Hacker News new | ask | show | jobs
by tedivm 1295 days ago
There are two problems that come up with scaling-

1. Those 30k users who are following users on other servers, which pulls in the content of those users. I'm on hachyderm but I would guess only about 20% of the people I follow are. That means my user is pulling in 250 other users data into the system. Of course most, if not all, of the people are follow are being followed by someone else so it's not a pure multiplier. At the same time it does mean it's a lot more data moving in.

2. NFS, which is where they had the problems, was being used as a media store. People on mastodon and twitter like sharing images and other media. Even people who run single user nodes but follow a lot of people end up using a ton of storage space. 30k people scrolling through timelines and actively pulling that data out, while queues are pushing data in, can be tough to scale. Switching to an object store really helped fix that.

On top of that the mastodon app is very very sidekiq heavy. For those not familiar with ruby, sidekiq is basically a queue workload system (similar to python's celery). You scale up by having more queue workers running. The problem with NFS is that all of those queues are sharing the filesystem, making the filesystem a point of failure and scaling pain. Adding more queue workers makes the problem worse by adding to the filesystem load, rather than resolving the problems. Switching to an object store helps until the next centralized service (in this case postgres) reaches its limits.

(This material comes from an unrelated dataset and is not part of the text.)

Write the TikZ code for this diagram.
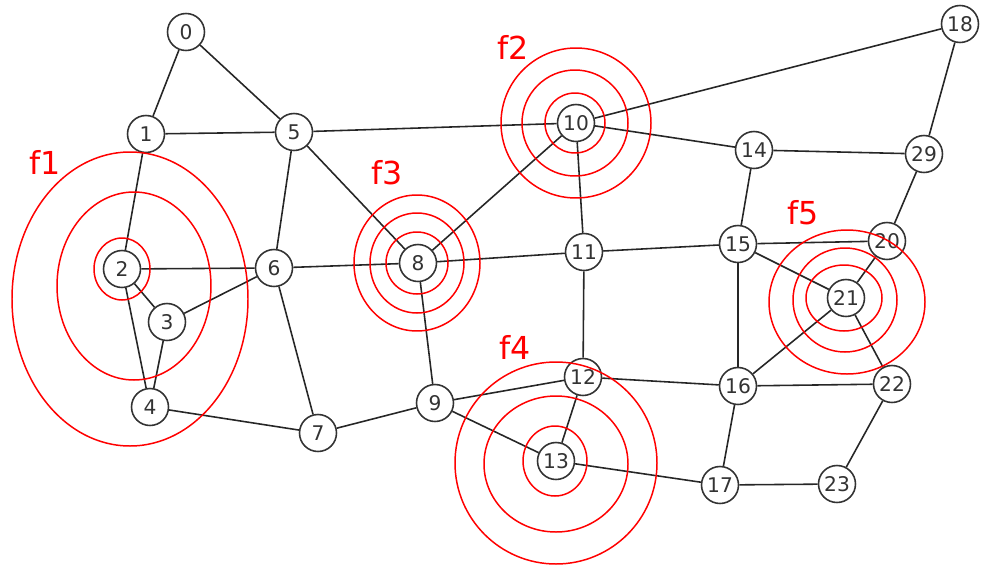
\documentclass[tikz,border=0pt]{standalone}
\usepackage{fontspec}
\setmainfont{DejaVu Sans}
\begin{document}
\begin{tikzpicture}
  [x=0.02cm,y=-0.02cm,
   every node/.style={circle,draw=black!80,fill=white,line width=0.9pt,
     inner sep=0pt,minimum size=0.74cm,text=black!80,
     font=\fontsize{11.5}{12}\selectfont},
   edge/.style={line width=0.9pt,draw=black!85},
   ring/.style={draw=red,line width=0.85pt},
   tag/.style={draw=none,fill=none,rectangle,text=red,
     font=\fontsize{18}{20}\selectfont}]

  \useasboundingbox (0,0) rectangle (981,568);

  \node (n0) at (186,32) {0};
  \node (n1) at (146,134) {1};
  \node (n2) at (122,269) {2};
  \node (n3) at (167,322) {3};
  \node (n4) at (150,407) {4};
  \node (n5) at (294,132) {5};
  \node (n6) at (274,268) {6};
  \node (n7) at (318,433) {7};
  \node (n8) at (418,263) {8};
  \node (n9) at (435,403) {9};
  \node (n10) at (576,123) {10};
  \node (n11) at (584,252) {11};
  \node (n12) at (583,377) {12};
  \node (n13) at (556,461) {13};
  \node (n14) at (754,150) {14};
  \node (n15) at (738,244) {15};
  \node (n16) at (738,386) {16};
  \node (n17) at (720,485) {17};
  \node (n18) at (960,24) {18};
  \node (n20) at (887,241) {20};
  \node (n21) at (846,298) {21};
  \node (n22) at (892,384) {22};
  \node (n23) at (837,484) {23};
  \node (n29) at (924,154) {29};

  \foreach \from/\to in {0/1,0/5,1/5,1/2,2/6,2/3,2/4,3/4,3/6,4/7,5/6,5/8,5/10,
      6/8,6/7,8/10,8/11,8/9,9/7,9/12,9/13,10/18,10/14,10/11,11/15,11/12,
      12/13,12/16,13/17,14/15,14/29,18/29,29/20,15/20,15/21,15/16,20/21,
      21/16,21/22,16/22,16/17,17/23,22/23}
    \draw[edge] (n\from) -- (n\to);

  % f1
  \draw[ring] (122,269) ellipse [x radius=28,y radius=31];
  \draw[ring] (134,286) ellipse [x radius=77,y radius=94];
  \draw[ring] (130,299) ellipse [x radius=118,y radius=147];
  % f2
  \draw[ring] (575,123) circle [radius=30];
  \draw[ring] (575,123) circle [radius=53];
  \draw[ring] (576,123) circle [radius=75];
  % f3
  \draw[ring] (417,263) circle [radius=31];
  \draw[ring] (417,263) ellipse [x radius=47,y radius=50];
  \draw[ring] (417,263) ellipse [x radius=63,y radius=68];
  % f4
  \draw[ring] (555,461) ellipse [x radius=32,y radius=35];
  \draw[ring] (556,464) ellipse [x radius=72,y radius=68];
  \draw[ring] (556,463) circle [radius=101];
  % f5
  \draw[ring] (844,298) ellipse [x radius=38,y radius=33];
  \draw[ring] (845,300) circle [radius=52];
  \draw[ring] (847,302) ellipse [x radius=78,y radius=72];

  \node[tag] (f1) at (45,162) {f1};
  \node[tag] (f2) at (513,47) {f2};
  \node[tag] (f3) at (387,173) {f3};
  \node[tag] (f4) at (515,347) {f4};
  \node[tag] (f5) at (803,213) {f5};
\end{tikzpicture}
\end{document}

So basically the 30k users each following their own set of users creates a multiplier on how many users the instance is actually working with. The more users on either side of the equation the more work that needs to be done. If this was a 30k user forum where every user existed on the instance the load would be significantly less.

1 comments

> The problem with NFS is that all of those queues are sharing the filesystem, making the filesystem a point of failure and scaling pain.

It is not NFS that is a SPOF, it is a single NFS server that is a SPOF. There exists distributed NFS systems (OneFS, Panasas) that can tolerate the loss of up to N servers before the service gets disrupted.

I suspect distributed NFS won't help here when the problem is that a server gets slow / overloaded. In particular, this setup was actually I/O bound and there wasn't more I/O to be had.
> In particular, this setup was actually I/O bound and there wasn't more I/O to be had.

No more I/O to be had from that particular NFS server. If your mounts are distributed over 4+ servers, then you have potentially 4x the available operations available.